* [Objective]
Reproduce the listing below word for word, with no pictures.

* * * * * * * * *

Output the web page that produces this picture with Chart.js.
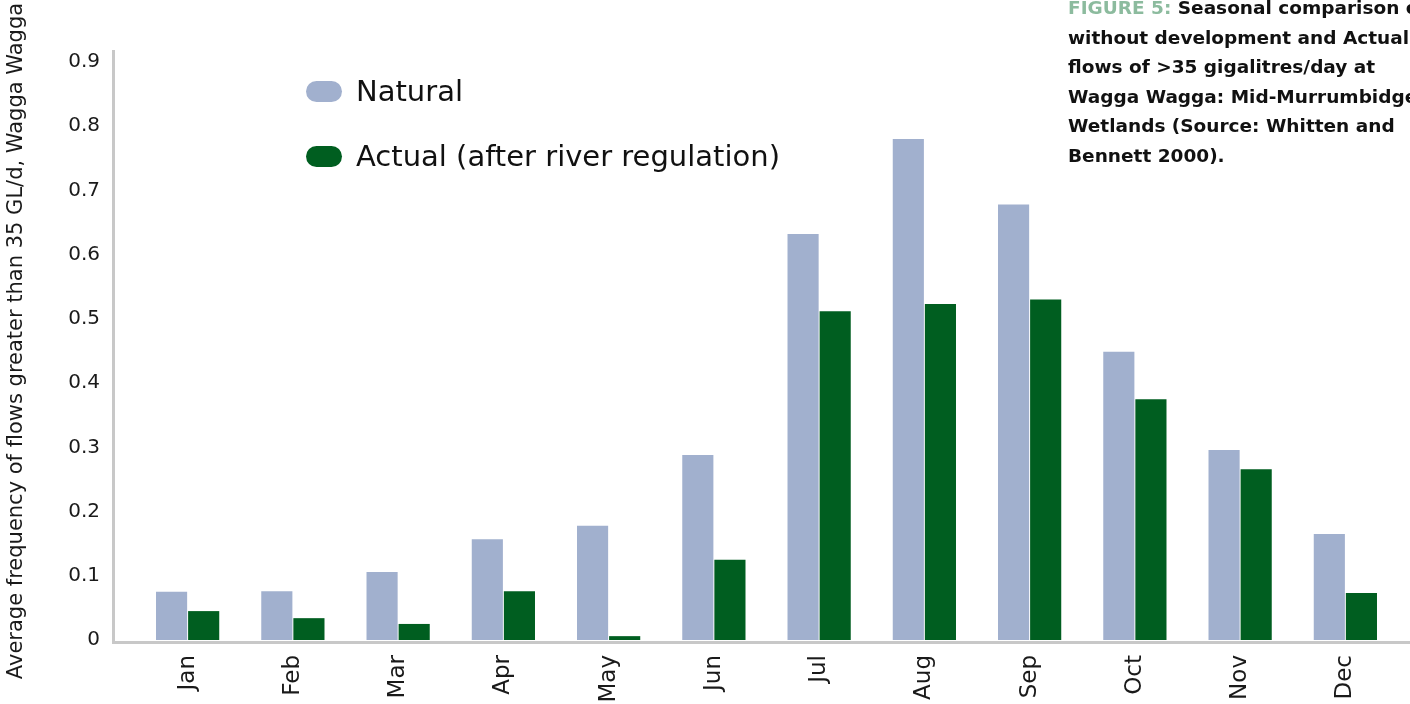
<!DOCTYPE html>
<html>
<head>
<meta charset="utf-8">
<script src="https://cdn.jsdelivr.net/npm/chart.js"></script>
<style>
  html, body { margin: 0; padding: 0; background: #fff; overflow: hidden; }
  #wrap { position: relative; width: 1410px; height: 704px; }
  #flowChart { position: absolute; left: 0; top: 0; }
  .caption {
    position: absolute; left: 1068px; top: -7px;
    font-family: "DejaVu Sans", sans-serif; font-weight: bold; font-size: 18.5px;
    line-height: 29.6px; color: #111; white-space: nowrap;
  }
  .caption .fig { color: #8cbb9e; }
  .legend { position: absolute; left: 306px; top: 70px; font-family: "DejaVu Sans", sans-serif; }
  .legend .item { display: flex; align-items: center; height: 42px; margin-bottom: 23px; }
  .legend .swatch { width: 36px; height: 21px; border-radius: 11px; margin-right: 14px; }
  .legend .label { font-size: 29px; color: #111; }
</style>
</head>
<body>
<div id="wrap">
  <canvas id="flowChart" width="1410" height="704"></canvas>
  <div class="legend" id="legend"></div>
  <div class="caption">
    <span class="fig">FIGURE 5:</span> Seasonal comparison of<br>
    without development and Actual<br>
    flows of &gt;35 gigalitres/day at<br>
    Wagga Wagga: Mid-Murrumbidgee<br>
    Wetlands (Source: Whitten and<br>
    Bennett 2000).
  </div>
</div>
<script>
var months = ['Jan', 'Feb', 'Mar', 'Apr', 'May', 'Jun', 'Jul', 'Aug', 'Sep', 'Oct', 'Nov', 'Dec'];
var natural = [0.075, 0.076, 0.106, 0.157, 0.178, 0.288, 0.632, 0.780, 0.678, 0.449, 0.296, 0.165];
var actual = [0.045, 0.034, 0.025, 0.076, 0.006, 0.125, 0.512, 0.523, 0.530, 0.375, 0.266, 0.073];
var yTicks = [0, 0.1, 0.2, 0.3, 0.4, 0.5, 0.6, 0.7, 0.8, 0.9];

var fontFamily = '"DejaVu Sans", sans-serif';
var axisGrey = '#c8c8c8';

// axis lines sit a little left of / below the plot area
var axisLines = {
    id: 'axisLines',
    afterDatasetsDraw: function (chart) {
        var ctx = chart.ctx;
        var a = chart.chartArea;
        ctx.save();
        ctx.strokeStyle = axisGrey;
        ctx.lineWidth = 3;
        ctx.beginPath();
        ctx.moveTo(a.left - 21.5, a.top - 12);
        ctx.lineTo(a.left - 21.5, a.bottom + 2.5);
        ctx.lineTo(chart.width, a.bottom + 2.5);
        ctx.stroke();
        ctx.restore();
    }
};

// y title drawn by hand so it can sit a bit above the plot centre
var yTitle = {
    id: 'yTitle',
    afterDraw: function (chart) {
        var ctx = chart.ctx;
        ctx.save();
        ctx.translate(17, 341);
        ctx.rotate(-Math.PI / 2);
        ctx.font = '21px ' + fontFamily;
        ctx.fillStyle = '#1a1a1a';
        ctx.textAlign = 'center';
        ctx.textBaseline = 'middle';
        ctx.fillText('Average frequency of flows greater than 35 GL/d, Wagga Wagga', 0, 0);
        ctx.restore();
    }
};

var ctx = document.getElementById('flowChart').getContext('2d');
var flowChart = new Chart(ctx, {
    type: 'bar',
    data: {
        labels: months,
        datasets: [{
            label: 'Natural',
            data: natural,
            backgroundColor: '#a1b0ce'
        }, {
            label: 'Actual (after river regulation)',
            data: actual,
            backgroundColor: '#005e20'
        }]
    },
    options: {
        responsive: false,
        animation: false,
        layout: { padding: { top: 62, right: 12, bottom: 0, left: 0 } },
        datasets: {
            bar: { categoryPercentage: 0.61, barPercentage: 0.97 }
        },
        plugins: {
            legend: { display: false },
            tooltip: { enabled: false }
        },
        scales: {
            x: {
                grid: { display: false, drawTicks: false },
                border: { display: false },
                afterFit: function (scale) { scale.height = 64; },
                ticks: {
                    minRotation: 90, maxRotation: 90, padding: 15,
                    color: '#1a1a1a', font: { family: fontFamily, size: 23 }
                }
            },
            y: {
                min: 0, max: 0.9,
                grid: { display: false, drawTicks: false },
                border: { display: false },
                afterBuildTicks: function (scale) {
                    scale.ticks = yTicks.map(function (v) { return { value: v }; });
                },
                afterFit: function (scale) { scale.width = 135; },
                ticks: {
                    padding: 35, color: '#1a1a1a',
                    font: { family: fontFamily, size: 20 },
                    callback: function (v) { return v === 0 ? '0' : v.toFixed(1); }
                }
            }
        }
    },
    plugins: [axisLines, yTitle]
});

// legend built from the datasets
var legendBox = document.getElementById('legend');
flowChart.data.datasets.forEach(function (ds) {
    var item = document.createElement('div');
    item.className = 'item';
    item.innerHTML = '<span class="swatch" style="background:' + ds.backgroundColor + '"></span>' +
        '<span class="label">' + ds.label + '</span>';
    legendBox.appendChild(item);
});
</script>
</body>
</html>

* * * * * * * * *

* [Right answer]
Output the web page that produces this picture with Chart.js.
<!DOCTYPE html>
<html>
<head>
<meta charset="utf-8">
<script src="https://cdn.jsdelivr.net/npm/chart.js"></script>
<style>
  html, body { margin: 0; padding: 0; background: #fff; overflow: hidden; }
  #wrap { position: relative; width: 1410px; height: 704px; }
  #flowChart { position: absolute; left: 0; top: 0; }
  .caption {
    position: absolute; left: 1068px; top: -7px;
    font-family: "DejaVu Sans", sans-serif; font-weight: bold; font-size: 18.5px;
    line-height: 29.6px; color: #111; white-space: nowrap;
  }
  .caption .fig { color: #8cbb9e; }
  .legend { position: absolute; left: 306px; top: 70px; font-family: "DejaVu Sans", sans-serif; }
  .legend .item { display: flex; align-items: center; height: 42px; margin-bottom: 23px; }
  .legend .swatch { width: 36px; height: 21px; border-radius: 11px; margin-right: 14px; }
  .legend .label { font-size: 29px; color: #111; }
</style>
</head>
<body>
<div id="wrap">
  <canvas id="flowChart" width="1410" height="704"></canvas>
  <div class="legend" id="legend"></div>
  <div class="caption">
    <span class="fig">FIGURE 5:</span> Seasonal comparison of<br>
    without development and Actual<br>
    flows of &gt;35 gigalitres/day at<br>
    Wagga Wagga: Mid-Murrumbidgee<br>
    Wetlands (Source: Whitten and<br>
    Bennett 2000).
  </div>
</div>
<script>
var months = ['Jan', 'Feb', 'Mar', 'Apr', 'May', 'Jun', 'Jul', 'Aug', 'Sep', 'Oct', 'Nov', 'Dec'];
var natural = [0.075, 0.076, 0.106, 0.157, 0.178, 0.288, 0.632, 0.780, 0.678, 0.449, 0.296, 0.165];
var actual = [0.045, 0.034, 0.025, 0.076, 0.006, 0.125, 0.512, 0.523, 0.530, 0.375, 0.266, 0.073];
var yTicks = [0, 0.1, 0.2, 0.3, 0.4, 0.5, 0.6, 0.7, 0.8, 0.9];

var fontFamily = '"DejaVu Sans", sans-serif';
var axisGrey = '#c8c8c8';

// axis lines sit a little left of / below the plot area
var axisLines = {
    id: 'axisLines',
    afterDatasetsDraw: function (chart) {
        var ctx = chart.ctx;
        var a = chart.chartArea;
        ctx.save();
        ctx.strokeStyle = axisGrey;
        ctx.lineWidth = 3;
        ctx.beginPath();
        ctx.moveTo(a.left - 21.5, a.top - 12);
        ctx.lineTo(a.left - 21.5, a.bottom + 2.5);
        ctx.lineTo(chart.width, a.bottom + 2.5);
        ctx.stroke();
        ctx.restore();
    }
};

// y title drawn by hand so it can sit a bit above the plot centre
var yTitle = {
    id: 'yTitle',
    afterDraw: function (chart) {
        var ctx = chart.ctx;
        ctx.save();
        ctx.translate(17, 341);
        ctx.rotate(-Math.PI / 2);
        ctx.font = '21px ' + fontFamily;
        ctx.fillStyle = '#1a1a1a';
        ctx.textAlign = 'center';
        ctx.textBaseline = 'middle';
        ctx.fillText('Average frequency of flows greater than 35 GL/d, Wagga Wagga', 0, 0);
        ctx.restore();
    }
};

var ctx = document.getElementById('flowChart').getContext('2d');
var flowChart = new Chart(ctx, {
    type: 'bar',
    data: {
        labels: months,
        datasets: [{
            label: 'Natural',
            data: natural,
            backgroundColor: '#a1b0ce'
        }, {
            label: 'Actual (after river regulation)',
            data: actual,
            backgroundColor: '#005e20'
        }]
    },
    options: {
        responsive: false,
        animation: false,
        layout: { padding: { top: 62, right: 12, bottom: 0, left: 0 } },
        datasets: {
            bar: { categoryPercentage: 0.61, barPercentage: 0.97 }
        },
        plugins: {
            legend: { display: false },
            tooltip: { enabled: false }
        },
        scales: {
            x: {
                grid: { display: false, drawTicks: false },
                border: { display: false },
                afterFit: function (scale) { scale.height = 64; },
                ticks: {
                    minRotation: 90, maxRotation: 90, padding: 15,
                    color: '#1a1a1a', font: { family: fontFamily, size: 23 }
                }
            },
            y: {
                min: 0, max: 0.9,
                grid: { display: false, drawTicks: false },
                border: { display: false },
                afterBuildTicks: function (scale) {
                    scale.ticks = yTicks.map(function (v) { return { value: v }; });
                },
                afterFit: function (scale) { scale.width = 135; },
                ticks: {
                    padding: 35, color: '#1a1a1a',
                    font: { family: fontFamily, size: 20 },
                    callback: function (v) { return v === 0 ? '0' : v.toFixed(1); }
                }
            }
        }
    },
    plugins: [axisLines, yTitle]
});

// legend built from the datasets
var legendBox = document.getElementById('legend');
flowChart.data.datasets.forEach(function (ds) {
    var item = document.createElement('div');
    item.className = 'item';
    item.innerHTML = '<span class="swatch" style="background:' + ds.backgroundColor + '"></span>' +
        '<span class="label">' + ds.label + '</span>';
    legendBox.appendChild(item);
});
</script>
</body>
</html>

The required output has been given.